On the earnings call from earlier this week, American Airlines President Scott Kirby remarked that new service to Asia typically takes a few years to become profitable, but given the current level of fuel prices, the carrier expects all of its Asian routes to be profitable in 2015.
Mr. Kirby also mentioned that while growth from DFW has likely concluded in the interim period, the carrier expects to looking for and pursuing opportunities out of its LAX hub. In the intermediary, American is focused on securing access to Haneda airport, and with four 787 deliveries slated for 2015, there is likely ample growth opportunity for expanding its Asian presence out of LAX.
The Dallas to Beijing flight is timed perfectly to connect to and from DFW’s Latin American network, which includes service to Bogota, Lima, Santiago, Buenos Aires and Sao Paulo. Moreover, with American re-configuring its 777-200ER series aircraft from a 3-class cabin layout to a 2-class cabin layout, with the elimination of First Class, the flight will likely derive the proper yield mixes to be sustainable over the long run.
Growth in Latin America
American will also add six new routes to Latin America, including two each from its Los Angeles, Dallas/Ft. Worth and Miami hubs.
Effective June 6, 2015, American will launch Saturday-only service from Dallas/Ft. Worth to Grand Cayman and Managua, Nicaragua, utilizing a 737-800 and Airbus A319, respectively. On the same ate, American will also launch Saturday and Sunday-only service from LAX to Belize, utilizing a 737-800.
Effective June 4, 2015, American will launch daily service from LAX to Guadalajara utilizing an Airbus A319. On the same date, American will launch daily service from Miami to Baranquilla, Colombia and a 6-weekly service from Miami to Monterrey, Mexico.
American’s Latin American network is effectively balanced out among all five of its “cornerstone” hubs at DFW, LAX, Miami, Chicago O’Hare and New York JFK, although Miami is by and large its most robust Latin American gateway. From DFW airport, its Latin American focus is heavily concentrated on transborder Mexican markets, as well as major points in Central America, the Caribbean and South America.
Outside of Mexico and South America, American flies nonstop from Dallas/Ft. Worth to Belize, Guatemala City, Liberia, Montego Bay, Nassau, Panama City, San Jose, San Salvador and operates seasonally to Providenciales. American competes against Sun Country Airlines, Spirit Airlines, Cayman Airways, AeroMexico and Avianca on its routes to Latin America.
From Los Angeles, American solely flies to San Jose del Cabo and Sao Paulo at present, whereas Delta flies to a broader range of markets. Delta offers nonstop service to Belize, Cancun, Guadalajara, Guatemala City, Ixtapa, Leon, Manzanillo, Mazatlan, Puerto Vallarta, San Jose, San Salvador, Liberia (seasonal) and Managua (seasonal). Its other primary competitor at LAX, United, has slimmed down its LAX-South America pairings over recent years to Cancun and SanJose del Cabo.

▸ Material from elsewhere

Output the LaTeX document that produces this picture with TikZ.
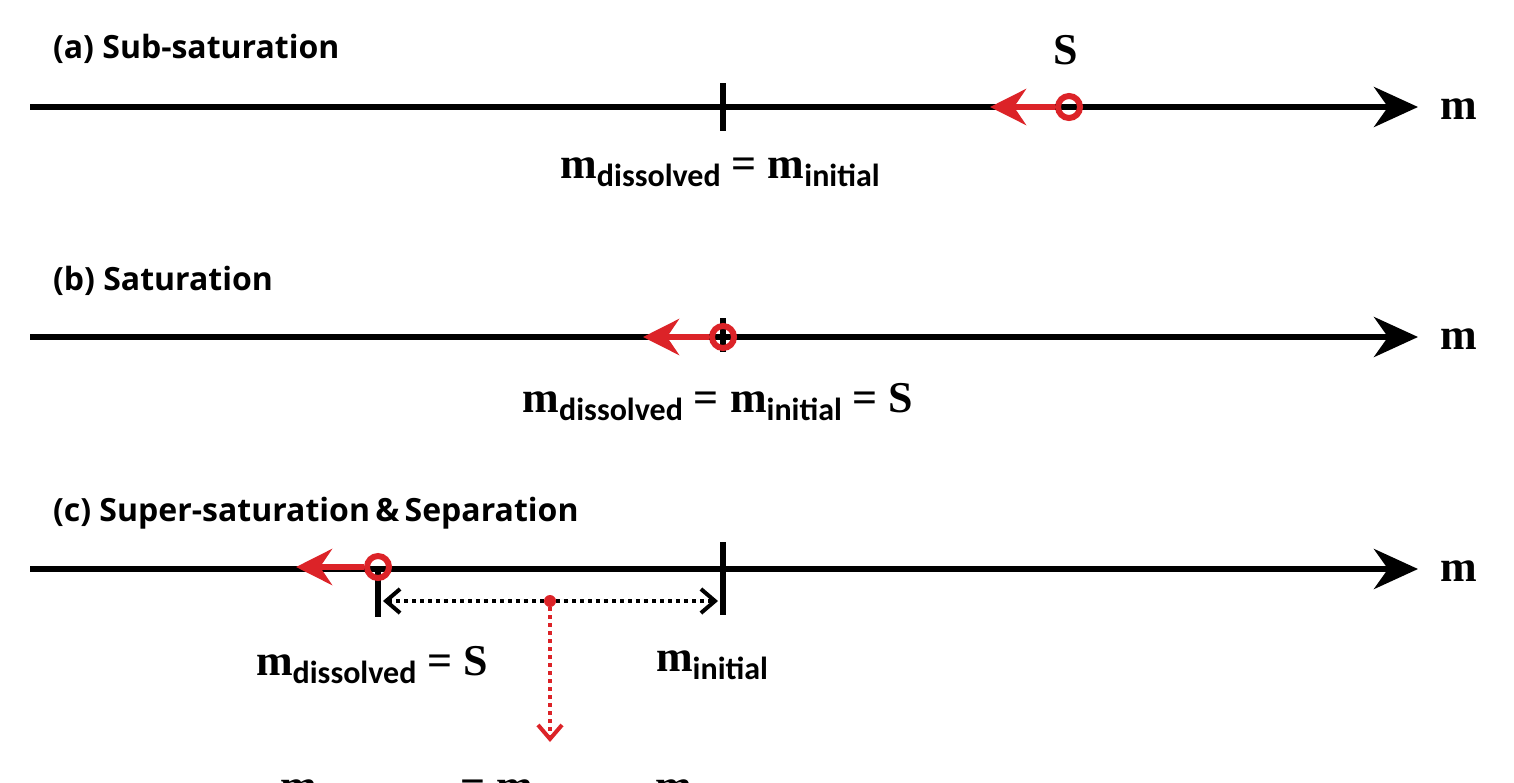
\documentclass[tikz,border=0pt]{standalone}
\usepackage{fontspec}
\setmainfont{Liberation Serif}
\newfontfamily\ttlfont{Open Sans}
\newfontfamily\subfont{Carlito}
\usetikzlibrary{arrows.meta}
\definecolor{rd}{RGB}{220,35,40}
\newcommand{\mm}[1]{\textbf{m}{\subfont\bfseries\fontsize{16}{16}\selectfont\raisebox{-0.25em}{#1}}}
\tikzset{
  axis/.style={line width=3pt,-{Stealth[length=22pt,width=20pt,inset=7pt]}},
  tick/.style={line width=3pt},
  ttl/.style={anchor=base west,font=\ttlfont\bfseries\fontsize{16}{16}\selectfont},
  lbl/.style={font=\bfseries\fontsize{22}{22}\selectfont},
  pt/.style={circle,draw=rd,line width=3pt,minimum size=11pt,inner sep=0pt},
  rarr/.style={draw=rd,line width=3pt,-{Stealth[length=18pt,width=18pt,inset=6pt]}},
}
\begin{document}
\begin{tikzpicture}[x=0.5pt,y=-0.5pt]
\clip (0,0) rectangle (1514,782);
\useasboundingbox (0,0) rectangle (1514,782);
% (a)
\node[ttl] (ta) at (46,58) {(a) Sub-saturation};
\coordinate (a0) at (30,107); \coordinate (a1) at (1418,107);
\draw[axis] (a0) -- (a1);
\node[lbl,anchor=west] (ma) at (1433,109) {m};
\coordinate (at1) at (723,83); \coordinate (at2) at (723,131);
\draw[tick] (at1) -- (at2);
\node[lbl] (la) at (720,172) {\mm{dissolved} = \mm{initial}};
\node[pt] (pa) at (1069,107) {};
\coordinate (ea) at (990,107);
\draw[rarr] (pa) -- (ea);
\node[lbl] (sa) at (1066,50) {S};
% (b)
\node[ttl] (tb) at (46,290) {(b) Saturation};
\coordinate (b0) at (30,337); \coordinate (b1) at (1418,337);
\draw[axis] (b0) -- (b1);
\node[lbl,anchor=west] (mb) at (1433,339) {m};
\coordinate (bt1) at (723,318); \coordinate (bt2) at (723,352);
\draw[tick] (bt1) -- (bt2);
\node[pt] (pb) at (723,337) {};
\coordinate (eb) at (643,337);
\draw[rarr] (pb) -- (eb);
\node[lbl] (lb) at (718,402) {\mm{dissolved} = \mm{initial} = S};
% (c)
\node[ttl] (tc) at (46,521) {(c) Super-saturation\,\&\,Separation};
\coordinate (c0) at (30,569); \coordinate (c1) at (1418,569);
\draw[axis] (c0) -- (c1);
\node[lbl,anchor=west] (mc) at (1433,571) {m};
\coordinate (ct1) at (723,542); \coordinate (ct2) at (723,615);
\draw[tick] (ct1) -- (ct2);
\coordinate (cs1) at (378,569); \coordinate (cs2) at (378,617);
\draw[tick] (cs1) -- (cs2);
\node[pt] (pc) at (378,567) {};
\coordinate (ec) at (296,567);
\draw[rarr] (pc) -- (ec);
\coordinate (dl) at (383,601); \coordinate (dr) at (718,601);
\draw[line width=2pt,dotted,{Straight Barb[length=7pt,width=12pt]}-{Straight Barb[length=7pt,width=12pt]}] (dl) -- (dr);
\node[circle,fill=rd,inner sep=0pt,minimum size=6pt] (rdot) at (550,601) {};
\coordinate (rdn) at (550,742);
\draw[rd,line width=2pt,dotted,-{Straight Barb[length=7pt,width=12pt]}] (rdot) -- (rdn);
\node[lbl] (lc1) at (372,665) {\mm{dissolved} = S};
\node[lbl] (lc2) at (712,665) {\mm{initial}};
\node[lbl] (lsep) at (548,797) {\mm{separated} = \mm{initial} − \mm{dissolved}};
\end{tikzpicture}
\end{document}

American is starting to finally catch-up after a decade of inertia
The new American is not out of the woods by any means, but it is largely making up for years of lost time when leadership failed to plan for its future from a fleet and network perspective. Five years ago, routes like DFW-Managua and DFW-Beijing would have deemed near imposssible to sustain given American’s cost structure, but times have changed and so has its vision.